Es gibt vier Hauptfiguren, um die sich die ganze Geschichte dreht. Da ist zunächst Romain Roller, ein französischer Soldat, der aus Afghanistan zurückkommt und stark traumatisiert nicht mehr in seine frühere Rolle mit Frau und Kind zurückfindet. Er hat eine spontane Affäre mit Marion Decker, einer Journalistin, die die zurückgekehrten Soldaten interviewt. Was einmalig sein sollte, wird zur Obsession, obgleich beide verheiratet sind. Marion ist mit dem deutlich älteren stinkreichen Geschäftsmann und Tausendsassa François Vely verheiratet. Und dann gibt es noch Osman Diboula, der auf eine steile politische Karriere aus ist, obwohl oder gerade weil er aus der in den Banlieus lebenden Unterschicht kommt und ein Schwarzer ist. Aus dieser Zeit kennt er auch Romain, den er als Sozialhelfer betreute. Als er gerade die Hand nach der Macht ausstreckt,  wird er durch eine unbedachte Bemerkung wieder von der Karriereleiter gestoßen. Seine Beziehung mit der ebenfalls politisch engagierten Sonia droht in die Brüche zu gehen. Doch er ist zäh und ein Skandal um Vely, lässt ihn unerwartet wieder Aufwind bekommen und höher steigen als zuvor.

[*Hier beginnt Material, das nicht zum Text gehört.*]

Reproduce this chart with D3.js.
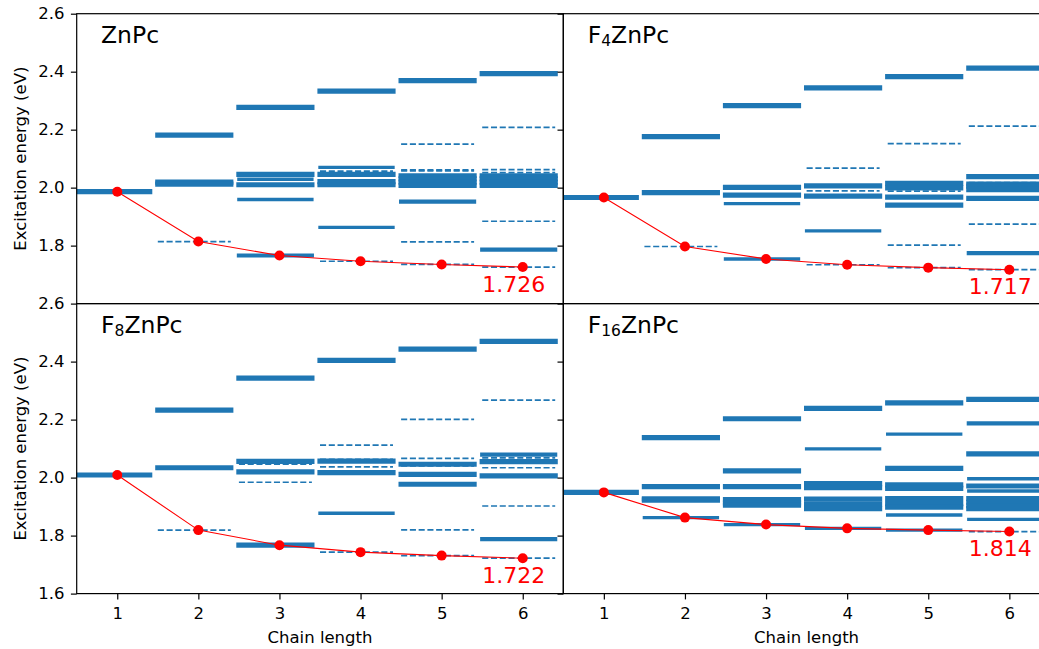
<!DOCTYPE html>
<html><head><meta charset="utf-8">
<script src="https://cdn.jsdelivr.net/npm/d3@7"></script>
<style>
body{margin:0;background:#fff}
svg text{font-family:"DejaVu Sans",sans-serif}
</style>
</head><body>
<svg id="c" width="1039" height="649"></svg>
<script>
// ---------------- data ----------------
const chainLengths = [1, 2, 3, 4, 5, 6];
const yTicksTop = [1.8, 2.0, 2.2, 2.4, 2.6];
const yTicksBottom = [1.6, 1.8, 2.0, 2.2, 2.4, 2.6];
const panelNames = ["ZnPc", "F4ZnPc", "F8ZnPc", "F16ZnPc"];
const panelSubscripts = ["", "4", "8", "16"];

// states: [chain length, excitation energy (eV), relative oscillator strength (0 = dark state)]
const ZnPc_states = [
  [1,1.986,1],
  [2,2.181,1],[2,2.019,1],[2,2.012,1],[2,1.814,0],
  [3,2.277,1],[3,2.046,1],[3,2.029,0.3],[3,2.010,1],[3,1.959,0.3],[3,1.766,0.6],
  [4,2.333,1],[4,2.070,0.3],[4,2.057,0],[4,2.046,1],[4,2.021,1],[4,2.010,1],[4,1.863,0.3],[4,1.746,0],
  [5,2.369,1],[5,2.150,0],[5,2.061,0],[5,2.058,0],[5,2.041,1],[5,2.030,1],[5,2.019,1],[5,2.008,1],[5,1.952,0.6],[5,1.813,0],[5,1.735,0],
  [6,2.393,1],[6,2.208,0],[6,2.062,0],[6,2.052,0],[6,2.041,1],[6,2.030,1],[6,2.019,1],[6,2.008,1],[6,1.884,0],[6,1.786,0.6],[6,1.726,0]
];
const ZnPc_lowest = [1.986, 1.814, 1.766, 1.746, 1.735, 1.726];

const F4ZnPc_states = [
  [1,1.966,1],
  [2,2.176,1],[2,1.983,1],[2,1.797,0],
  [3,2.283,1],[3,2.001,1],[3,1.974,1],[3,1.945,0.3],[3,1.754,0.3],
  [4,2.344,1],[4,2.067,0],[4,2.006,1],[4,1.989,0],[4,1.971,1],[4,1.851,0.3],[4,1.734,0],
  [5,2.383,1],[5,2.152,0],[5,2.015,1],[5,1.999,1],[5,1.988,0],[5,1.967,1],[5,1.940,1],[5,1.802,0],[5,1.724,0],
  [6,2.412,1],[6,2.212,0],[6,2.038,1],[6,2.017,0],[6,2.012,1],[6,2.005,1],[6,2.000,0],[6,1.993,1],[6,1.963,1],[6,1.874,0],[6,1.774,0.6],[6,1.717,0]
];
const F4ZnPc_lowest = [1.966, 1.797, 1.754, 1.734, 1.724, 1.717];

const F8ZnPc_states = [
  [1,2.009,1],
  [2,2.233,1],[2,2.034,1],[2,1.819,0],
  [3,2.343,1],[3,2.056,1],[3,2.046,0],[3,2.020,1],[3,1.984,0],[3,1.767,1],
  [4,2.404,1],[4,2.112,0],[4,2.063,0],[4,2.057,1],[4,2.037,0],[4,2.017,1],[4,1.877,0.3],[4,1.743,0],
  [5,2.443,1],[5,2.201,0],[5,2.066,0],[5,2.046,1],[5,2.040,0],[5,2.011,1],[5,1.977,1],[5,1.820,0],[5,1.731,0],
  [6,2.470,1],[6,2.267,0],[6,2.079,0.6],[6,2.068,0],[6,2.055,1],[6,2.034,0],[6,2.006,1],[6,1.902,0],[6,1.788,0.6],[6,1.722,0]
];
const F8ZnPc_lowest = [2.009, 1.819, 1.767, 1.743, 1.731, 1.722];

const F16ZnPc_states = [
  [1,1.949,1],
  [2,2.138,1],[2,1.969,1],[2,1.927,1],[2,1.922,1],[2,1.862,0.3],
  [3,2.203,1],[3,2.023,1],[3,1.969,1],[3,1.924,1],[3,1.913,1],[3,1.905,1],[3,1.838,0.3],
  [4,2.239,1],[4,2.099,0.3],[4,1.979,1],[4,1.965,1],[4,1.926,1],[4,1.909,1],[4,1.893,1],[4,1.825,0.3],
  [5,2.258,1],[5,2.150,0.3],[5,2.032,1],[5,1.975,1],[5,1.963,1],[5,1.928,1],[5,1.910,1],[5,1.898,1],[5,1.871,0.3],[5,1.819,0.3],
  [6,2.270,1],[6,2.187,0.6],[6,2.082,1],[6,1.996,0.3],[6,1.971,1],[6,1.954,0.3],[6,1.928,1],[6,1.915,1],[6,1.903,1],[6,1.893,1],[6,1.856,0.3],[6,1.814,0]
];
const F16ZnPc_lowest = [1.949, 1.862, 1.838, 1.825, 1.819, 1.814];

// ---------------- layout ----------------
const svg = d3.select("#c");
const colX = [[76.7, 563.3], [563.3, 1049.9]];
const rowY = [[13.7, 303.6], [303.6, 593.6]];
const blue = "#1f77b4";
const FS = 16.5;
const TICK = 5.8;

const panels = [
  {states: ZnPc_states,   lowest: ZnPc_lowest,   col: 0, row: 0},
  {states: F4ZnPc_states, lowest: F4ZnPc_lowest, col: 1, row: 0},
  {states: F8ZnPc_states, lowest: F8ZnPc_lowest, col: 0, row: 1},
  {states: F16ZnPc_states,lowest: F16ZnPc_lowest,col: 1, row: 1}
];
const widthScale = d3.scaleLinear().domain([0, 1]).range([2.6, 5.2]);

panels.forEach((p, i) => {
  const x = d3.scaleLinear().domain([0.5, 6.5]).range(colX[p.col]);
  const y = d3.scaleLinear().domain([1.6, 2.6]).range([rowY[p.row][1], rowY[p.row][0]]);
  const x0 = colX[p.col][0], x1 = colX[p.col][1], y0 = rowY[p.row][0], y1 = rowY[p.row][1];
  const clipId = "clip" + i;
  svg.append("clipPath").attr("id", clipId).append("rect")
    .attr("x", x0).attr("y", y0).attr("width", x1 - x0).attr("height", y1 - y0);
  const plot = svg.append("g").attr("clip-path", `url(#${clipId})`);

  plot.selectAll("line.state").data(p.states).join("line").attr("class", "state")
    .attr("x1", d => x(d[0] - 0.5)).attr("x2", d => x(d[0] + 0.4))
    .attr("y1", d => y(d[1])).attr("y2", d => y(d[1]))
    .attr("stroke", blue)
    .attr("stroke-width", d => d[2] > 0 ? widthScale(d[2]) : 1.7)
    .attr("stroke-linecap", d => d[2] > 0 ? "square" : "butt")
    .attr("stroke-dasharray", d => d[2] > 0 ? null : "6.1,2.66");

  const line = d3.line().x((d, j) => x(chainLengths[j])).y(d => y(d));
  plot.append("path").attr("d", line(p.lowest)).attr("fill", "none")
    .attr("stroke", "red").attr("stroke-width", 1.1);
  plot.selectAll("circle").data(p.lowest).join("circle")
    .attr("cx", (d, j) => x(chainLengths[j])).attr("cy", d => y(d))
    .attr("r", 5).attr("fill", "red");

  const last = p.lowest[p.lowest.length - 1];
  plot.append("text").attr("x", x(5.5)).attr("y", y(last - 0.085))
    .attr("fill", "red").attr("font-size", 22).text(last.toFixed(3));

  const lab = plot.append("text").attr("x", x(0.8)).attr("y", y(2.5)).attr("font-size", 23.5).attr("fill", "#000");
  if (panelSubscripts[i]) {
    lab.append("tspan").text("F");
    lab.append("tspan").attr("font-size", 15.5).attr("dy", 3.3).text(panelSubscripts[i]);
    lab.append("tspan").attr("dy", -3.3).text(panelNames[i].replace("F" + panelSubscripts[i], ""));
  } else {
    lab.text(panelNames[i]);
  }

  // y axis
  const yAxis = d3.axisLeft(y).tickValues(p.row === 0 ? yTicksTop : yTicksBottom)
    .tickSize(TICK).tickPadding(6.5).tickSizeOuter(0)
    .tickFormat(p.col === 0 ? d3.format(".1f") : () => "");
  const gy = svg.append("g").attr("transform", `translate(${x0},0)`).call(yAxis);
  gy.select(".domain").remove();
  gy.selectAll("line").attr("stroke", "#000").attr("stroke-width", 1.2);
  gy.selectAll("text").attr("font-size", FS).attr("fill", "#000").attr("font-family", "DejaVu Sans");

  // x axis (bottom row)
  if (p.row === 1) {
    const xAxis = d3.axisBottom(x).tickValues(chainLengths).tickSize(TICK).tickPadding(7.5)
      .tickSizeOuter(0).tickFormat(d3.format("d"));
    const gx = svg.append("g").attr("transform", `translate(0,${y1})`).call(xAxis);
    gx.select(".domain").remove();
    gx.selectAll("line").attr("stroke", "#000").attr("stroke-width", 1.2);
    gx.selectAll("text").attr("font-size", FS).attr("fill", "#000").attr("font-family", "DejaVu Sans");
    svg.append("text").attr("x", (x0 + x1) / 2).attr("y", 643).attr("text-anchor", "middle")
      .attr("font-size", FS).text("Chain length");
  }
  if (p.col === 0) {
    svg.append("text").attr("transform", `translate(25.5,${(y0 + y1) / 2}) rotate(-90)`)
      .attr("text-anchor", "middle").attr("font-size", FS).text("Excitation energy (eV)");
  }

  svg.append("rect").attr("x", x0).attr("y", y0).attr("width", x1 - x0).attr("height", y1 - y0)
    .attr("fill", "none").attr("stroke", "#000").attr("stroke-width", 1.2);
});
</script>
</body></html>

„Wenn man an der Macht war, wandte man die Regeln der Kriegskunst an. Man griff zu den Waffen, wenn man erobern wollte, und tat dies auch, um sich seinen Platz zu sichern. Man ließ geliebte Menschen fallen. Man verriet, man verletzte. Man tötete, auch das. Unser Leben gegen euren Tod“

Vely hingegen ist tief gefallen, ihm wird Rassismus vorgeworfen, nachdem er für ein Interview für ein Foto-Magazin auf einem Thron, einem Kunstobjekt, abgelichtet wurde, der eine nackte schwarze Frau zeigt. Doch nicht genug, entdeckt man plötzlich, dass er jüdische Wurzeln hat (der Name Vely war früher Levy) und er wird nun von Antisemiten angefeindet.
Romain und Marion können weder mit- noch ohne einander und so lässt sich Romain als Söldner für eine Sicherheitsfirma im Irak anwerben.

Zum Showdown kommt es, als Diboula, inzwischen Minister für Außenhandel, eine Reise zu einer Handelsmesse in den Irak organisieren soll. Er lädt Vely ein, der seine Geschäfte in den nahen Osten ausdehnen will, da ein Partner in den USA aufgrund des Skandals aus einer geplanten Fusion aussteigt. Kurz entschlossen kommt Marion mit auf diese Reise. Es kommt wie es kommen muss, alle vier treffen in diesem gefährlichen Land aufeinander …

Karine Tuil kennt sich bestens aus in der politischen Landschaft Frankreichs. Sie legt Finger in die Wunden, sie legt bloß, was zu gerne von Politikern unter den Tisch gekehrt wird. Sie zeigt, wie sich die Oberschicht verhält, wie wenig Chancen den einfachen Leuten bleiben. Sie ist sich des Abgrunds bewusst, der zwischen Arm und Reich immer größer wird. Sie schildert die Machtverhältnisse. So stark unterscheidet sich Frankreich da von Deutschland wohl nicht …

Ich wünsche diesem Buch ganz viele aufmerksame, engagierte Leser*innen.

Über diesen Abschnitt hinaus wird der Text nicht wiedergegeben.